Updated on: 12 December,2021 08:03 AM IST  |  Mumbai
Meher Marfatia |

Development consultant Criana Connal and media man Rahul daCunha have synced on the same page well over 40 years

‘We’re a snapshot of 1980s Bombay’

Rahul daCunha and Criana Connal revisit an old haunt, Light of Persia cafe on Pedder Road. Pic/Bipin Kokate

Meher MarfatiaCriana Connal, 57, international development consultant


Rahul daCunha, 59, adman, theatre writer-director
 
Their worlds couldn’t be more disparate. Yet stay steadfastly bound.


She, a senior development consultant, specialising in education in Africa, South-East Asia and South Asia. Her leading clients are UNICEF, UNESCO, the World Bank and African Development Bank bilaterals.

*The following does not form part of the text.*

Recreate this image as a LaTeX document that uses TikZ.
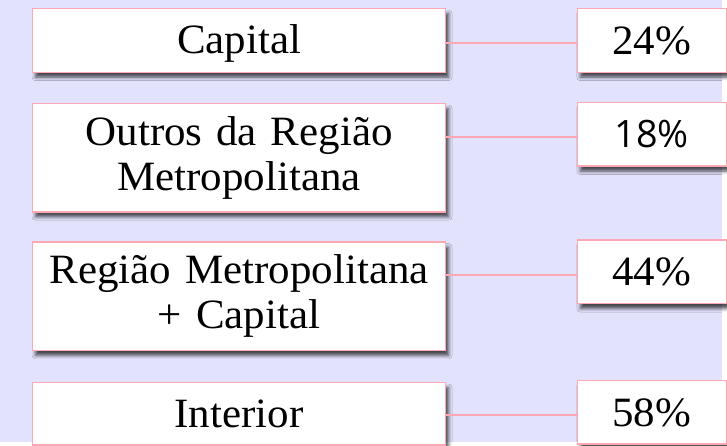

In London, 2008In London, 2008

He, a playwright and director, this paper’s popular columnist, the Amul Man heading the team that drums up four witty-wise taglines a week.

Criana Connal and Rahul daCunha are soul friends, travel companions, each other’s conscience keepers. Agreeing that an honest dynamic makes one’s weaknesses speak wonderfully to the other’s strengths.
 
Criana Connal (CC): We met in the final years of school in 1979. Though younger, I hung with the rest of his circle—that’s lasted 40+ years. The only non-girlfriend to the group’s boys, I remain touched by my chhoti-behen status.

Holidaying with friend Samar Gupta in Dar es Salaam, 2009Holidaying with friend Samar Gupta in Dar es Salaam, 2009

That Cathedral bunch went on to St Xavier’s College, lucky to be taught English Lit by Rahul’s mother Nisha. Guess he and I may have shared an inflated idea of our literary talents! We read rather a lot. At least I did and Nisha urged Rahul to.

My family lived on Pedder Road, his up an opposite lane. My memory of the daCunha home is wooden rooms and staircases leading off—as in an Escher painting—with plenty of art-covered walls and bookshelves.
 
Rahul daCunha (RDC): I had never known anyone like Criana. It wasn’t just the unusual mixed parentage. Here was a girl totally different from South Bombay chicks. She later moved to Juhu. I thought I had cool parents till I met hers. Feminist, ballsy, yet conventional, her architect mother, Rudra, is Gujarati but very English in attitude. Bill, her father, really loves India.
 
CC: Well, there was an underlying conservatism, tremendous fights initially about me staying out nights. At 17 and 19, we were into the usual, smoking bidis and reading books from Spinoza to Ayn Rand. Pretentious? Maybe. We’ve become genuinely more political on getting older.
My house would be filled with my sisters’ friends and mine. Neither household was strict. Except, when I visited Rahul’s, we had to keep his room door open. I don’t know why. All we did was practise songs like Shooting Star and Seagull on our guitars.
 
RDC: My home was comparatively quiet, hers resembled a Jewish clan. Like characters in a Neil Simon play, everyone spoke above the other. They’re massively warm people, such familial joy there. We grew with interestingly mixed influences from three distinct communities. Both our moms, Guju. My dad Sylvester, Goan. Hers, Bill, Scottish.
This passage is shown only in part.